Work to complete ▸ Print only the lines from the top of the data through the line with "(0,0) rectangle (916,1251);", both included, skipping every picture.

Source material ▸
________________

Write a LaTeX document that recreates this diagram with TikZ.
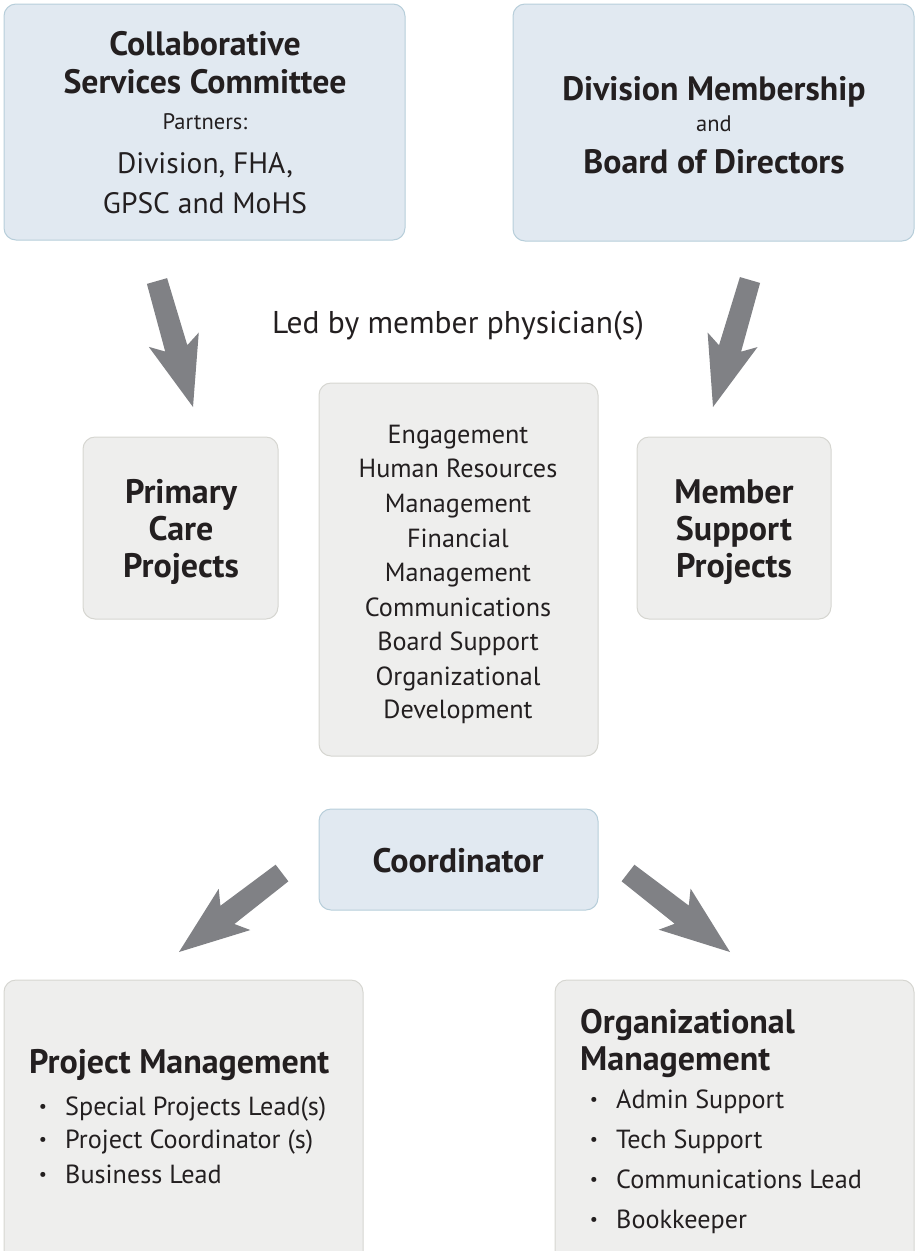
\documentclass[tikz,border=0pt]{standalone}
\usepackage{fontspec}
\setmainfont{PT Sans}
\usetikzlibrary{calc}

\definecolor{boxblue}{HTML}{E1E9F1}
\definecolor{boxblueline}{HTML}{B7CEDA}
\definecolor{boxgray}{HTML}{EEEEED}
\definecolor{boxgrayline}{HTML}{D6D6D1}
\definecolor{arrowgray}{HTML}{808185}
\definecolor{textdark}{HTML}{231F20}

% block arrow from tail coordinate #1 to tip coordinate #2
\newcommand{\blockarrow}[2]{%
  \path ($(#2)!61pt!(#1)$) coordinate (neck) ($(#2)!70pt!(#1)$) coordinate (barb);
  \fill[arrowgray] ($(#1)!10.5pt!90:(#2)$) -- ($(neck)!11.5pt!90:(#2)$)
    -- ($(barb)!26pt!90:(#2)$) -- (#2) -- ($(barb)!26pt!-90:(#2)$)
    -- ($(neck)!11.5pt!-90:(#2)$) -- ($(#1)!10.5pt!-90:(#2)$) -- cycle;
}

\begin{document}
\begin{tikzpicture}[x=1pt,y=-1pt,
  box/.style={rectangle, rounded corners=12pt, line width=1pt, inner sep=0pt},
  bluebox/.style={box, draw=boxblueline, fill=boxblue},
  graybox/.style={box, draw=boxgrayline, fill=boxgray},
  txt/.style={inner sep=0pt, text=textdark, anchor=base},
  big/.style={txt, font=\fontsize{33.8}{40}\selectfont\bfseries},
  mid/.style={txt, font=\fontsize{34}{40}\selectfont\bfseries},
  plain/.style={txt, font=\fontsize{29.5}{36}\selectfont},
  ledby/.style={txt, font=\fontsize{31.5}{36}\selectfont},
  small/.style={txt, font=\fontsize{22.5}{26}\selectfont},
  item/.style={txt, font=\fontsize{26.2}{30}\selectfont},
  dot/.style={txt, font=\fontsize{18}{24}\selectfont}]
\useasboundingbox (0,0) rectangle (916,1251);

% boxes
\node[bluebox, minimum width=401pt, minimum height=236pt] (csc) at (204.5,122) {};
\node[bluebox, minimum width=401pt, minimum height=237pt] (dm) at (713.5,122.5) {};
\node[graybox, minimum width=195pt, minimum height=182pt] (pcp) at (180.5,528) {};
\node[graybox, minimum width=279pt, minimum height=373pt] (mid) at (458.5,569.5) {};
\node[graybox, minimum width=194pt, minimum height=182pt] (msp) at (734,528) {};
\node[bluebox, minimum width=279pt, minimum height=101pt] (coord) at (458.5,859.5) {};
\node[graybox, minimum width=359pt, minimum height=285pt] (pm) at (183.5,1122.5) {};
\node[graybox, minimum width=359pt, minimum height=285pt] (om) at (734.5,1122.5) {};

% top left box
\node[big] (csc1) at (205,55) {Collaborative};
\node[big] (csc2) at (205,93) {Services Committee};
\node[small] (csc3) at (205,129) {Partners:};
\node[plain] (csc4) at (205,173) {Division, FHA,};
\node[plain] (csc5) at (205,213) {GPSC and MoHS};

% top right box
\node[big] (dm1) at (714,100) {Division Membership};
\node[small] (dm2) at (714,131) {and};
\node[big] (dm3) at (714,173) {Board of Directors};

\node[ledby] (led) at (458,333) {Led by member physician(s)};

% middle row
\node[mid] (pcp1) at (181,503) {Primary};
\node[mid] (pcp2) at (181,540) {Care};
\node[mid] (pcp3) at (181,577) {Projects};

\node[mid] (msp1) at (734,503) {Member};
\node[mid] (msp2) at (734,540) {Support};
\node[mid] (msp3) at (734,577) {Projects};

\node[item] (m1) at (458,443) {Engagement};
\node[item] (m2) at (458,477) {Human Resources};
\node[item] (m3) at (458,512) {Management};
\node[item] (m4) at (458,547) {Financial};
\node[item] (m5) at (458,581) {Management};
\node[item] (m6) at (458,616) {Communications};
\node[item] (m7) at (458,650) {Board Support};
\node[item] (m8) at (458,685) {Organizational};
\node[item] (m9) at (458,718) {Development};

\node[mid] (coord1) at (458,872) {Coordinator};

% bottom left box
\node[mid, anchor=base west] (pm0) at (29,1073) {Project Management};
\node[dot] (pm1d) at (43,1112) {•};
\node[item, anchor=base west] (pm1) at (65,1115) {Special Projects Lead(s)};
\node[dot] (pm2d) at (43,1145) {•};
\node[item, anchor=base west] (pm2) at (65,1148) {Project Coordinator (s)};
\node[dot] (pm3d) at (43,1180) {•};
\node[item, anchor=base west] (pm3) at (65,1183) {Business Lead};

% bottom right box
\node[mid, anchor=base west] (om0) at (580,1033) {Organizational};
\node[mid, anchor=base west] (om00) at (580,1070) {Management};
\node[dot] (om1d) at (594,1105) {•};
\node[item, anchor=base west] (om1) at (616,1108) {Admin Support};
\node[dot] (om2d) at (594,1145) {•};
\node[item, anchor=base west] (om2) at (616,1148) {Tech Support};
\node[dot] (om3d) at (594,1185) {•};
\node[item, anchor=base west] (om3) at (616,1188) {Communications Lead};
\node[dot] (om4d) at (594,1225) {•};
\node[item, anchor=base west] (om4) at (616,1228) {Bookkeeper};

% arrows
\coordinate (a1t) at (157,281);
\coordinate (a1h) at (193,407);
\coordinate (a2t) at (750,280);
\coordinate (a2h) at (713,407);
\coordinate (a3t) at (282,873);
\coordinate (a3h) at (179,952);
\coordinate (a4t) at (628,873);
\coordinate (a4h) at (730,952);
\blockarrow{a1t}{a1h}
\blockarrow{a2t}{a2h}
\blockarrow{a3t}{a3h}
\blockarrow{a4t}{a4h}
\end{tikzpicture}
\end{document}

________________

Correct response ▸
Write a LaTeX document that recreates this diagram with TikZ.
\documentclass[tikz,border=0pt]{standalone}
\usepackage{fontspec}
\setmainfont{PT Sans}
\usetikzlibrary{calc}

\definecolor{boxblue}{HTML}{E1E9F1}
\definecolor{boxblueline}{HTML}{B7CEDA}
\definecolor{boxgray}{HTML}{EEEEED}
\definecolor{boxgrayline}{HTML}{D6D6D1}
\definecolor{arrowgray}{HTML}{808185}
\definecolor{textdark}{HTML}{231F20}

% block arrow from tail coordinate #1 to tip coordinate #2
\newcommand{\blockarrow}[2]{%
  \path ($(#2)!61pt!(#1)$) coordinate (neck) ($(#2)!70pt!(#1)$) coordinate (barb);
  \fill[arrowgray] ($(#1)!10.5pt!90:(#2)$) -- ($(neck)!11.5pt!90:(#2)$)
    -- ($(barb)!26pt!90:(#2)$) -- (#2) -- ($(barb)!26pt!-90:(#2)$)
    -- ($(neck)!11.5pt!-90:(#2)$) -- ($(#1)!10.5pt!-90:(#2)$) -- cycle;
}

\begin{document}
\begin{tikzpicture}[x=1pt,y=-1pt,
  box/.style={rectangle, rounded corners=12pt, line width=1pt, inner sep=0pt},
  bluebox/.style={box, draw=boxblueline, fill=boxblue},
  graybox/.style={box, draw=boxgrayline, fill=boxgray},
  txt/.style={inner sep=0pt, text=textdark, anchor=base},
  big/.style={txt, font=\fontsize{33.8}{40}\selectfont\bfseries},
  mid/.style={txt, font=\fontsize{34}{40}\selectfont\bfseries},
  plain/.style={txt, font=\fontsize{29.5}{36}\selectfont},
  ledby/.style={txt, font=\fontsize{31.5}{36}\selectfont},
  small/.style={txt, font=\fontsize{22.5}{26}\selectfont},
  item/.style={txt, font=\fontsize{26.2}{30}\selectfont},
  dot/.style={txt, font=\fontsize{18}{24}\selectfont}]
\useasboundingbox (0,0) rectangle (916,1251);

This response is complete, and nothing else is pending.